Prime Minister Abdul Hamid Dbeibeh’s move on Sunday to reopen the road is in line with a ceasefire deal agreed last year as part of efforts to resolve Libya’s decade of chaos and violence.
The move comes days before international powers meet in Berlin to discuss the Libya crisis and progress towards unifying the country’s fragmented institutions and holding elections planned for December.
According to him, the development marks a “new step” towards re-establishing stability and unity in the North African country.
“I am so delighted to participate in the opening of this essential lifeline linking the east of our country to its west,” Dbeibeh told a crowd that gathered as bulldozers were towing away rocks and sand dunes blocking the road.

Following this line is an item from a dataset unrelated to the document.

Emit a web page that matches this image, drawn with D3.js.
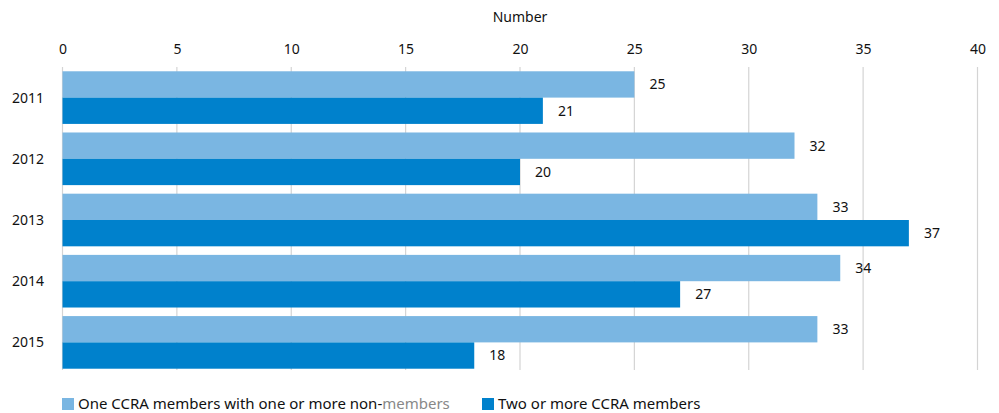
<!DOCTYPE html>
<html>
<head>
<meta charset="utf-8">
<script src="https://cdn.jsdelivr.net/npm/d3@7"></script>
<style>
  body { margin: 0; background: #fff; }
  svg text { font-family: "Noto Sans", "Open Sans", sans-serif; fill: #111; }
</style>
</head>
<body>
<div id="chart"></div>
<script>
const years = ["2011", "2012", "2013", "2014", "2015"];
const oneMember = [25, 32, 33, 34, 33];
const twoMembers = [21, 20, 37, 27, 18];
const ticks = [0, 5, 10, 15, 20, 25, 30, 35, 40];

const width = 999, height = 413;
const colours = ["#7ab6e2", "#0081cc"];

let svg = d3.select("#chart")
            .append("svg")
            .attr("width", width)
            .attr("height", height);

const x = d3.scaleLinear().domain([0, 40]).range([62.5, 977.5]);
const y = d3.scaleBand().domain(years).range([67, 373]).paddingInner(0.14).paddingOuter(0.07);

// grid lines
svg.selectAll(".grid")
   .data(ticks)
   .join("line")
   .attr("x1", d => x(d))
   .attr("x2", d => x(d))
   .attr("y1", 67)
   .attr("y2", 370)
   .attr("stroke", "#d4d4d4")
   .attr("stroke-width", 1.2);

// top axis
let axis = svg.append("g")
              .attr("transform", "translate(0,67)")
              .call(d3.axisTop(x).tickValues(ticks).tickSize(0).tickPadding(13));
axis.select(".domain").remove();
axis.selectAll("text").style("font-size", "14px").attr("fill", "#111");

svg.append("text")
   .attr("x", x(20))
   .attr("y", 22)
   .attr("text-anchor", "middle")
   .style("font-size", "14px")
   .text("Number");

// year labels
svg.selectAll(".year")
   .data(years)
   .join("text")
   .attr("x", 12)
   .attr("y", d => y(d) + y.bandwidth() / 2)
   .attr("dy", "0.35em")
   .style("font-size", "14px")
   .text(d => d);

const series = [oneMember, twoMembers];
const barH = y.bandwidth() / 2;

for (let s = 0; s < series.length; s++)
{
    let g = svg.append("g");
    g.selectAll("rect")
     .data(years)
     .join("rect")
     .attr("x", x(0))
     .attr("y", (d, i) => y(d) + s * barH)
     .attr("width", (d, i) => x(series[s][i]) - x(0))
     .attr("height", barH)
     .attr("fill", colours[s]);

    g.selectAll("text")
     .data(years)
     .join("text")
     .attr("x", (d, i) => x(series[s][i]) + 15)
     .attr("y", (d, i) => y(d) + s * barH + barH / 2)
     .attr("dy", "0.35em")
     .style("font-size", "14px")
     .text((d, i) => series[s][i]);
}

// legend
let legend = svg.append("g").attr("transform", "translate(0,404)");
legend.append("rect").attr("x", 62).attr("y", -6).attr("width", 12).attr("height", 12).attr("fill", colours[0]);
let t1 = legend.append("text").attr("x", 78).attr("dy", "0.35em").style("font-size", "15px");
t1.append("tspan").text("One CCRA members with one or more non-");
t1.append("tspan").attr("fill", "#888").text("members");
legend.append("rect").attr("x", 482).attr("y", -6).attr("width", 12).attr("height", 12).attr("fill", colours[1]);
legend.append("text").attr("x", 498).attr("dy", "0.35em").style("font-size", "15px").text("Two or more CCRA members");
</script>
</body>
</html>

The interim premier got behind the wheel of an excavator to shift sand on the western side of the road, which is still blocked in areas controlled by Haftar’s forces.
What you should know
The reopened highway connects the war-torn North African country’s border with Tunisia to its frontier with Egypt.
The 300-kilometre stretch between the cities of Misrata and Sirte was cut off in 2019 as eastern-based military strongman Khalifa Haftar launched an offensive to seize Tripoli.
Though the reopening of the road would mark a significant step for the internationally supported peace process, big challenges remain with armed power still held by myriad groups including the forces of eastern commander Haftar.
Libya, a major North African oil producer, has had little peace or stability since the NATO-backed rising against Muammar Gaddafi in 2011 and a split in 2014 between warring eastern and western factions.